Negligent security successes
Trial Successes
“Jane Doe” v. ABM [Supreme New York] Defense Verdict Plaintiff worked in a back-office bank facility, for which our client provided security personnel. Although plaintiff alleged that she had notified the security officers that she had obtained an Order of Protection against her former husband, the ex-husband nonetheless gained entrance to the building, convinced plaintiff to leave with him, and then repeatedly slashed her about the face when they got to the street. We convinced the jury that the alleged negligent security within the building was not a proximate cause of the assault that took place outside after plaintiff made the intervening and unfortunate decision to leave the building with her assailant.
Summary Judgment & Dispositive Motions
Villa v. Paradise Theater Productions [Supreme New York] Plaintiff was attending a rap concert at our client’s theater. After being invited into a “VIP” section of the theater, he got into an argument with a rap artist and was slashed in the face with a box-cutter by an unknown assailant who was part of that artist’s entourage. The court agreed with the position we expressed in our summary judgment motion that the security provided at the concert by our client was reasonable, and that the assault by the unknown third-party was unforeseeable. The court also agreed with our argument that the plaintiff’s expert had not established a higher standard of care for such an event, and that the theater owner was not the guarantor of the plaintiff’s safety.
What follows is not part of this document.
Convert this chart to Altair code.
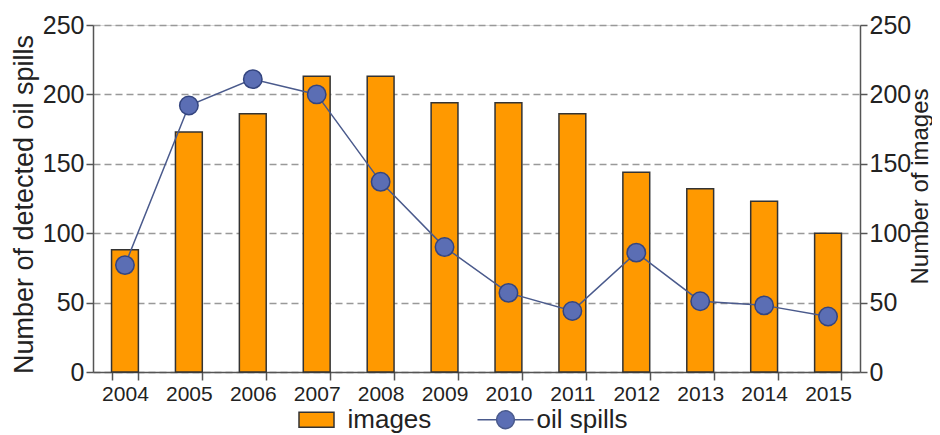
import altair as alt
import pandas as pd

years = ["2004", "2005", "2006", "2007", "2008", "2009", "2010", "2011", "2012", "2013", "2014", "2015"]
images = [88, 173, 186, 213, 213, 194, 194, 186, 144, 132, 123, 100]
oil_spills = [77, 192, 211, 200, 137, 90, 57, 44, 86, 51, 48, 40]
series_names = ["images", "oil spills"]
y_ticks = [0, 50, 100, 150, 200, 250]

BAR = "#FF9900"
DOT = "#5B6EB4"
LINE = "#4A5A8C"
AX = "#555555"
TXT = "#222222"
FONT = "Liberation Sans"

df_img = pd.DataFrame({"year": years, "value": images, "series": "images"})
df_oil = pd.DataFrame({"year": years, "value": oil_spills, "series": "oil spills"})
df_all = pd.concat([df_img, df_oil], ignore_index=True)

rect_path = "M-1,-0.43L1,-0.43L1,0.43L-1,0.43Z"
lc_path = "M-1.6,0L-0.51,0M0.51,0L1.6,0M-0.51,0A0.51,0.51,0,1,1,0.51,0A0.51,0.51,0,1,1,-0.51,0Z"

legend = alt.Legend(
    title=None, orient="none", direction="horizontal", legendX=205, legendY=376,
    symbolSize=1225, symbolStrokeWidth=1.5, labelFontSize=26, labelFont=FONT,
    labelColor=TXT, labelOffset=12.5, columnPadding=42, padding=0, symbolOpacity=1,
)
color = alt.Color("series:N", scale=alt.Scale(domain=series_names, range=[BAR, DOT]), legend=legend)

x = alt.X(
    "year:N", sort=years,
    scale=alt.Scale(paddingInner=0.58, paddingOuter=0.29),
    axis=alt.Axis(title=None, labelAngle=0, tickBand="extent", labelFontSize=21, labelFont=FONT,
                  labelColor=TXT, tickSize=8, tickColor=AX, tickWidth=1.5, domainColor=AX,
                  domainWidth=1.5, labelPadding=3, grid=False),
)

common_axis = dict(values=y_ticks, labelFontSize=25, labelFont=FONT, labelColor=TXT,
                   titleFont=FONT, titleColor=TXT, titleFontWeight="normal",
                   tickSize=7, tickColor=AX, tickWidth=1.5, domainColor=AX, domainWidth=1.5,
                   labelPadding=2)

bars = alt.Chart(df_img).mark_bar(stroke="#333333", strokeWidth=1.5).encode(
    x=x,
    y=alt.Y("value:Q", scale=alt.Scale(domain=[0, 250]),
            axis=alt.Axis(orient="right", title="Number of images", titleAngle=270,
                          titleBaseline="middle", titleAlign="center", titleX=60, titleY=161,
                          titleFontSize=24, grid=False, **common_axis)),
    color=color,
)

line = alt.Chart(df_oil).mark_line(color=LINE, strokeWidth=1.5).encode(
    x=x,
    y=alt.Y("value:Q", scale=alt.Scale(domain=[0, 250]),
            axis=alt.Axis(orient="left", title="Number of detected oil spills", titlePadding=4,
                          titleFontSize=27, titleY=179,
                          grid=True, gridDash=[7, 4], gridColor="#999999", gridWidth=1.5,
                          **common_axis)),
)

points = alt.Chart(df_oil).mark_circle(size=340, opacity=1, stroke="#34457F", strokeWidth=1.5).encode(
    x=x,
    y=alt.Y("value:Q", scale=alt.Scale(domain=[0, 250]), axis=None),
    color=color,
)

# invisible layer that only supplies legend symbol shapes and strokes
legend_keys = alt.Chart(df_all).mark_point(filled=True, opacity=0).encode(
    x=x,
    y=alt.Y("value:Q", scale=alt.Scale(domain=[0, 250]), axis=None),
    color=color,
    shape=alt.Shape("series:N", scale=alt.Scale(domain=series_names, range=[rect_path, lc_path]), legend=legend),
    stroke=alt.Stroke("series:N", scale=alt.Scale(domain=series_names, range=["#333333", LINE]), legend=legend),
)

chart = alt.layer(bars, line, points, legend_keys).resolve_scale(y="independent").properties(
    width=767, height=347,
    autosize=alt.AutoSizeParams(type="none"),
    padding={"left": 85, "top": 17, "right": 72, "bottom": 63},
).configure_view(stroke=None).configure(font=FONT)

chart.save("out.html", embed_options={"renderer": "svg", "actions": False})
Allstate Insurance Co., a/s/o Usher v. 1245 Realty, et al. [Supreme Nassau] Plaintiff alleged that inadequate security permitted unidentified third-party trespassers to enter the premises and ignite a fire (found by the FDNY to be arson) in an elevator shaft of our client’s residential building. Plaintiff also alleged that the building owner was negligent because the smoke detectors in the building had malfunctioned, allowing the fire in the elevator shaft to spread and cause property damage in the subject apartment. The court agreed with our argument that plaintiff failed to establish sufficient evidence that the building owner was responsible for the criminal acts of unknown third parties, or that the allegedly malfunctioning smoke detectors caused the property damage complained of.